Budget & Tax
Staff | April 8, 2022
Oklahoma House lawmakers vote to line their own pockets
Contact: Sheridan Betts
OKLAHOMA CITY (April 8, 2022)—Legislation recently passed by the Oklahoma House of Representatives boosts the taxpayer-funded retirement benefits of the same lawmakers who voted for the bill, Oklahoma Council of Public Affairs President Jonathan Small said today.
“Oklahoma families face many real challenges today, but an insufficiently lavish retirement plan for politicians is not one of them,” Small said. “Oklahoma voters have reiterated, repeatedly, that they want only a part-time Legislature receiving part-time pay and benefits. It is a slap in the face to working families for some House lawmakers to now try to enrich themselves at the expense of those taxpayers.”
House Bill 2486 eliminates a state defined-contribution retirement plan, similar to the 401(k) plans offered to most private-sector workers, and instead places most state government workers in a defined-benefit plan.
In the defined-benefit plan, state government employees receive a guaranteed, specified amount in retirement payments regardless of investment returns, and lifetime benefits can often far exceed the amount paid into the system by the employee.
Among those enriched by HB 2486 are House lawmakers who voted for the bill’s passage. Their guaranteed retirement benefits could increase significantly under HB 2486. The bill passed the Oklahoma House of Representatives on a 68-23 vote.

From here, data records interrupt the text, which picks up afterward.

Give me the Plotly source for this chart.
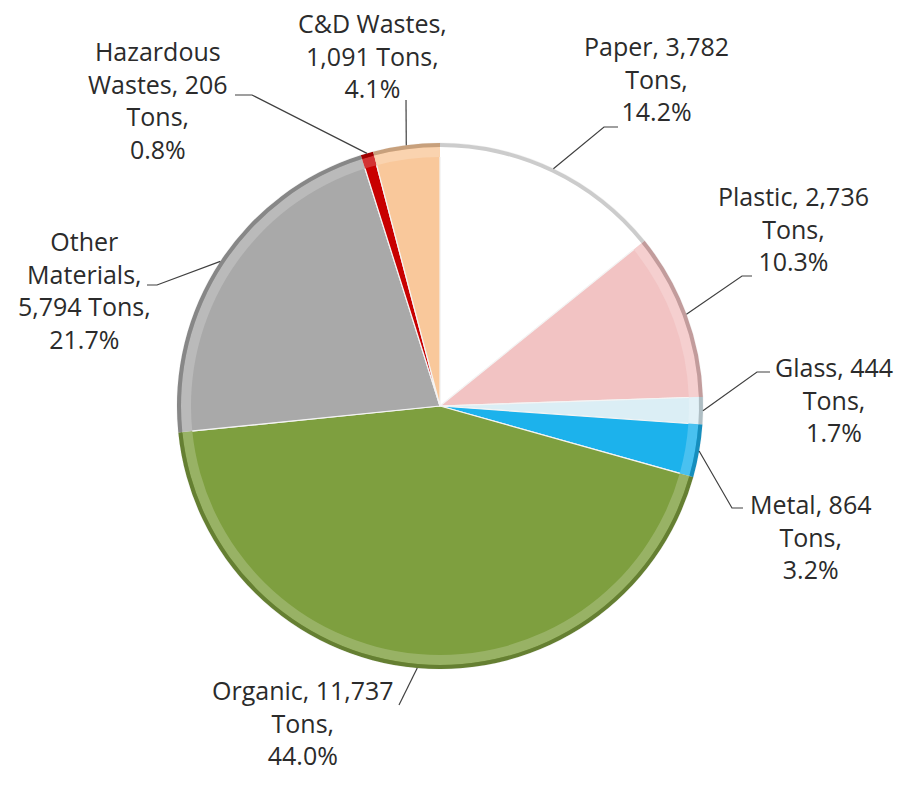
import math
import plotly.graph_objects as go

# Waste composition by material (tons)
materials = ["Paper", "Plastic", "Glass", "Metal", "Organic",
             "Other Materials", "Hazardous Wastes", "C&D Wastes"]
tons = [3782, 2736, 444, 864, 11737, 5794, 206, 1091]
colors = ["#ffffff", "#f2c3c3", "#dbeef5", "#1cb2ec", "#7e9f3f",
          "#a9a9a9", "#c80000", "#f9c89b"]

# How each label wraps: displayed name, break after "name," and after the value
label_names = ["Paper", "Plastic", "Glass", "Metal", "Organic",
               "Other<br>Materials", "Hazardous<br>Wastes", "C&D Wastes"]
break_after_name = [" ", " ", " ", " ", " ", "<br>", " ", "<br>"]
break_after_value = ["<br>", "<br>", "<br>", "<br>", "<br>", " ", "<br>", " "]

# Label block centres (px) and leader-line elbows / tick ends (px)
label_pos = [(656, 79), (793, 229), (834, 399), (810, 536), (303, 722),
             (84, 290), (158, 100), (372, 56)]
elbows = [[(604, 127), (618, 127)],
          [(742, 276), (752, 276)],
          [(757, 372), (770, 372)],
          [(732, 508), (743, 508)],
          [(399, 705)],
          [(157, 285), (147, 285)],
          [(252, 95), (235, 95)],
          [(406, 100)]]

W, H = 898, 787
CX, CY, R = 440, 406, 263
FONT = "Open Sans"
TEXT_COLOR = "#2b2b2b"


def px_to_paper(x, y):
    return x / W, 1 - y / H


def domain_for(radius):
    return dict(x=[(CX - radius) / W, (CX + radius) / W],
                y=[(H - CY - radius) / H, (H - CY + radius) / H])


def mix(hex_color, other, t):
    a = [int(hex_color[i:i + 2], 16) for i in (1, 3, 5)]
    b = [int(other[i:i + 2], 16) for i in (1, 3, 5)]
    c = [round(a[k] * (1 - t) + b[k] * t) for k in range(3)]
    return "#%02x%02x%02x" % tuple(c)


fig = go.Figure()

common = dict(labels=materials, values=tons, sort=False, direction="clockwise",
              rotation=0, textinfo="none", hoverinfo="label+value+percent",
              showlegend=False)

# main slices
fig.add_trace(go.Pie(**common, domain=domain_for(R),
                     marker=dict(colors=colors, line=dict(color="#f4f4f4", width=1.2))))
# bevel: soft highlight band just inside the rim
fig.add_trace(go.Pie(**common, domain=domain_for(R - 4), hole=(R - 14) / (R - 4),
                     marker=dict(colors=[mix(c, "#ffffff", 0.2) for c in colors],
                                 line=dict(color="#f4f4f4", width=0))))
# bevel: shaded outer edge
fig.add_trace(go.Pie(**common, domain=domain_for(R), hole=(R - 4) / R,
                     marker=dict(colors=[mix(c, "#000000", 0.2) for c in colors],
                                 line=dict(color="#f4f4f4", width=0))))

total = sum(tons)
shapes = []
annotations = []
cum = 0.0
for i, v in enumerate(tons):
    mid = (cum + v / 2) / total * 2 * math.pi
    cum += v
    rim = (CX + R * math.sin(mid), CY - R * math.cos(mid))
    pts = [rim] + elbows[i]
    path = ""
    for k, (x, y) in enumerate(pts):
        px, py = px_to_paper(x, y)
        path += ("M" if k == 0 else " L") + f"{px:.5f},{py:.5f}"
    shapes.append(dict(type="path", xref="paper", yref="paper", path=path,
                       line=dict(color="#404040", width=1.2)))

    pct = v / total * 100
    text = (f"{label_names[i]},{break_after_name[i]}{v:,}"
            f"{break_after_value[i]}Tons,<br>{pct:.1f}%")
    ax_, ay_ = px_to_paper(*label_pos[i])
    annotations.append(dict(x=ax_, y=ay_, xref="paper", yref="paper",
                            text=text, showarrow=False, align="center",
                            xanchor="center", yanchor="middle",
                            font=dict(family=FONT, size=25, color=TEXT_COLOR)))

fig.update_layout(width=W, height=H, margin=dict(l=0, r=0, t=0, b=0),
                  paper_bgcolor="#ffffff", plot_bgcolor="#ffffff",
                  shapes=shapes, annotations=annotations)

fig.write_html("out.html")
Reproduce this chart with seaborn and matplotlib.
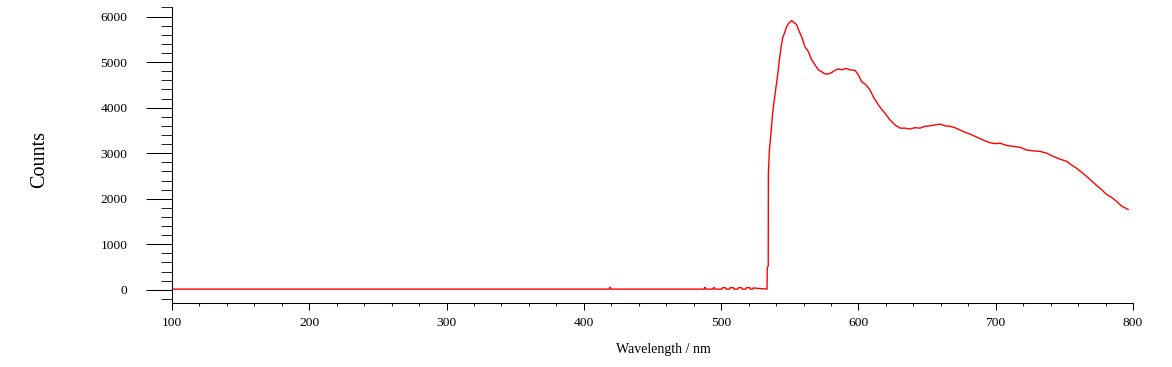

HB 2486 represents a dramatic step backward from prior efforts to shore up state pensions and reduce taxpayer obligations. The Legislature voted in 2014 to shift all new state government employees (aside from teachers or those working in hazardous positions, such as police and firefighters) into the 401(k)-style retirement plan. The shift to a 401(k) plan was projected to save state taxpayers $3.8 billion over the next 30 years and significantly reduce the unfunded liabilities of Oklahoma state pension systems, which ranked among the worst in the country at that time.
This latest effort to boost legislators’ retirement benefits comes on top of a $12,000 pay raise provided to all state lawmakers that took effect in November 2020.
Small noted that Oklahoma voters imposed 12-year term limits on state legislators to encourage true “citizen legislators” to serve, as envisioned by the nation’s founders, rather than individuals who seek political office as a lucrative, lifelong career.
“As families are grappling with the crippling effects of Biden inflation, too many House lawmakers are seeking to enrich themselves at the expense of those same Oklahomans, many of whom have little in retirement savings and will now likely be saddled with increased taxpayer obligations caused by this change,” Small said. “Taxpayers are depending on the Senate to stand up for working families and fiscal sanity by denying this bill a hearing. Working families will not forget, nor soon forgive, this insult.”
The Oklahoma Council of Public Affairs is a free-market think tank that works to advance principles and policies that support free enterprise, limited government, individual initiative and personal responsibility.